Directors discussing human capacity for sex and violence are a dime a dozen. For more than 50 years, David Cronenberg has dissected it — often quite literally, creating weapons made of human bone or shoving handguns into tremulous, vaginal stomach slits. Of course, such unpredictably invasive anatomical moments are just one part of Cronenberg’s aggressive tradition. Even in his less fantastical work, he rarely separates sex from violence, poking and prodding to seek potentially perilous similarities in the chemical reactions caused by those acts. In honor of Cronenberg’s films, and his 80th birthday, Midwest Film Journal presents a monthlong retrospective on his work: Ew, David!
There comes a time in many a filmmaker’s career when they seem to say to themselves: “I can do more than just that.”
Witness Steven Spielberg attempting to take a break from fantasy and science-fiction with The Color Purple. Or Alfred Hitchcock trying to prove his comedy chops in The Trouble with Harry.
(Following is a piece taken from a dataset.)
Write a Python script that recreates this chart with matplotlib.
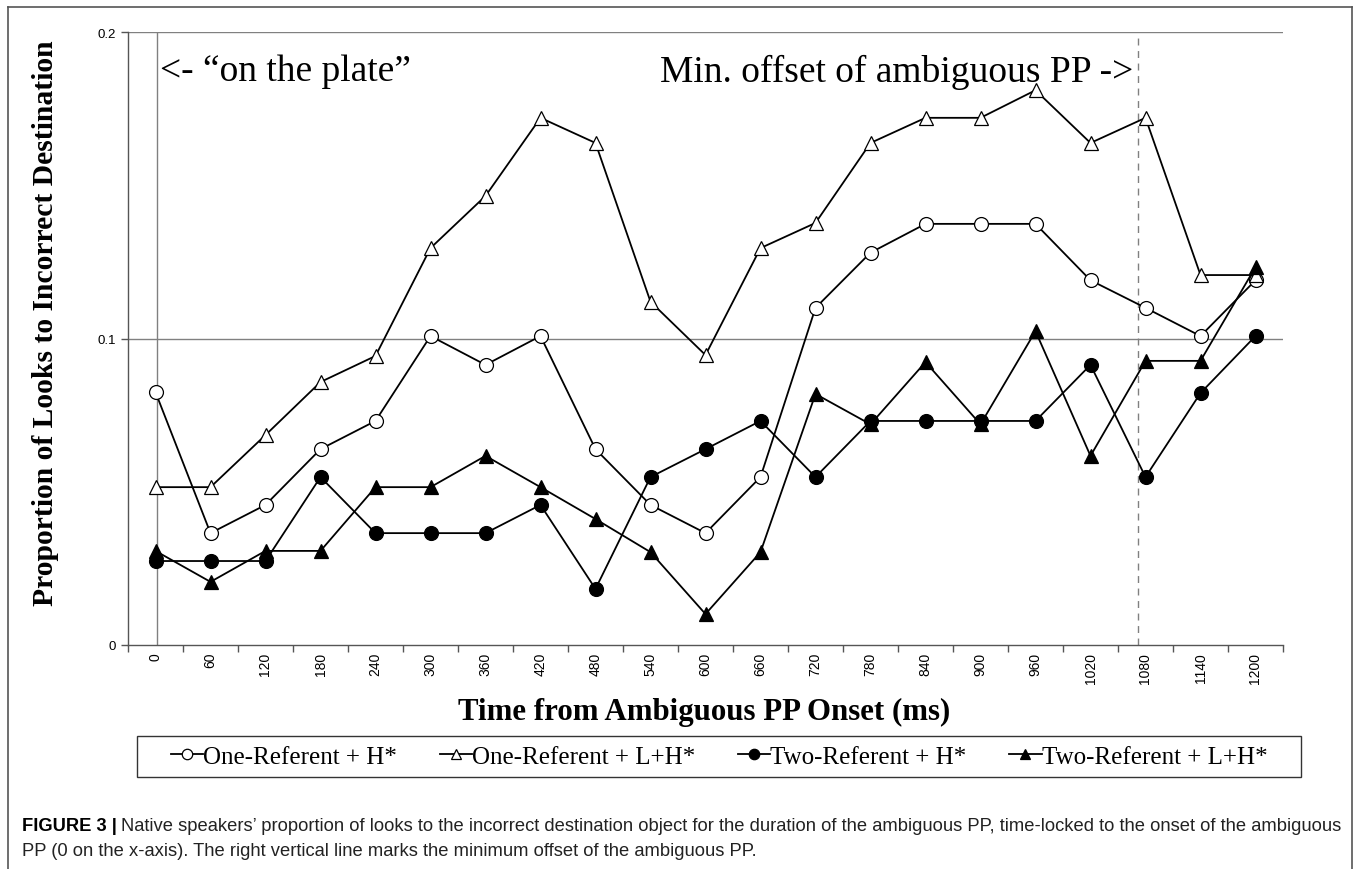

Or Mel Brooks trying the spoof-free Life Stinks.
One could argue David Cronenberg’s effort to break his own mold came when he followed up his string of Shivers–Rabid–The Brood–Scanners–Videodrome–The Dead Zone–The Fly–Dead Ringers with the adaptation of William Burroughs’ Naked Lunch. But given that film’s reliance on giant bugs – hallucinated or otherwise – let’s skip over that and get to his biggest out-of-genre leap, M. Butterfly.
No giant bugs. No exploding heads. No flesh-eating neighbors. The adaptation of a hit Broadway play, M. Butterfly is a romance of sorts, albeit a one-sided one.
Jeremy Irons (replacing the stage’s John Lithgow) plays married stick-in-la-boue French diplomat René Gallimard, who becomes uncharacteristically smitten with an opera singer while doing government work in China.
You know, I know and anyone with eyes should know (except Gallimard) that Song Liling (John Lone) is a dude. Further, (semi-spoiler ahead) he turns out to be a spy collecting info from the gullible guy.
This goes on for years. And years.
How, one might rightly ask, does a man not realize his long-term lover is a man? Wouldn’t there be … physical evidence of sorts?
In the hit play from which the film is based, that question – if not the answer – is raised early, directly confronting the natural cynicism an audience brings to this audacious concept. By addressing the huh? factor early, it pulls us in.
The film merely tells us what we are about to witness is inspired by a true story.
That it is. At least in outline.
But playwright (and screenwriter) David Henry Hwang is more interested in our willingness to buy into the myths we create than with actual history. That works on stage, with abstract sets, short scenes blending into each other and with the opening set in prison. There, in the artificiality of a live theater, it’s easier for audiences to enter Gallimard’s mind and to understand how Liling manipulates his desires. Deftly deconstructing Puccini’s Madame Butterfly and the white-male fantasy it’s anchored in, playwright Hwang created a world where illusion was possible, and Gallimard talks to us directly.
That helped two much more effective stage-to-screen adaptations, Amadeus and Equus. Like M. Butterfly, both featured direct address to the audience from a troubled main character. On screen, the adaptors of Amadeus and Equus both found ways to retain that intimacy; granted, Salieri’s is couched as a confession to a priest but it serves the same purpose.
By dispensing with that kind of exposed opening and running in the opposite direction of theatricality, Cronenberg’s film reduces the tale to conventional melodrama. And because the twist is built into the marketing and the notoriety of the play, there’s no Crying Game surpriseof waiting for just when he is going to wise up.
Which he doesn’t.
To its credit, the cinematography by Cronenberg stalwart Peter Suschitzky is lovely and the costumes by Denise Cronenberg hold the eye when the plotting doesn’t. But that’s hardly enough to make this a worthy watch.
No doubt knowing there wasn’t an audience for a meh adaptation with little chance of awards support, Warner Brothers didn’t give this one much of a push. And Cronenberg, after a three-year gap, moved on to Crash – not the inexplicable Oscar-winner Crash. The other Crash. The one with sex and auto accidents. A very different, but more Cronenberg-ian, romance.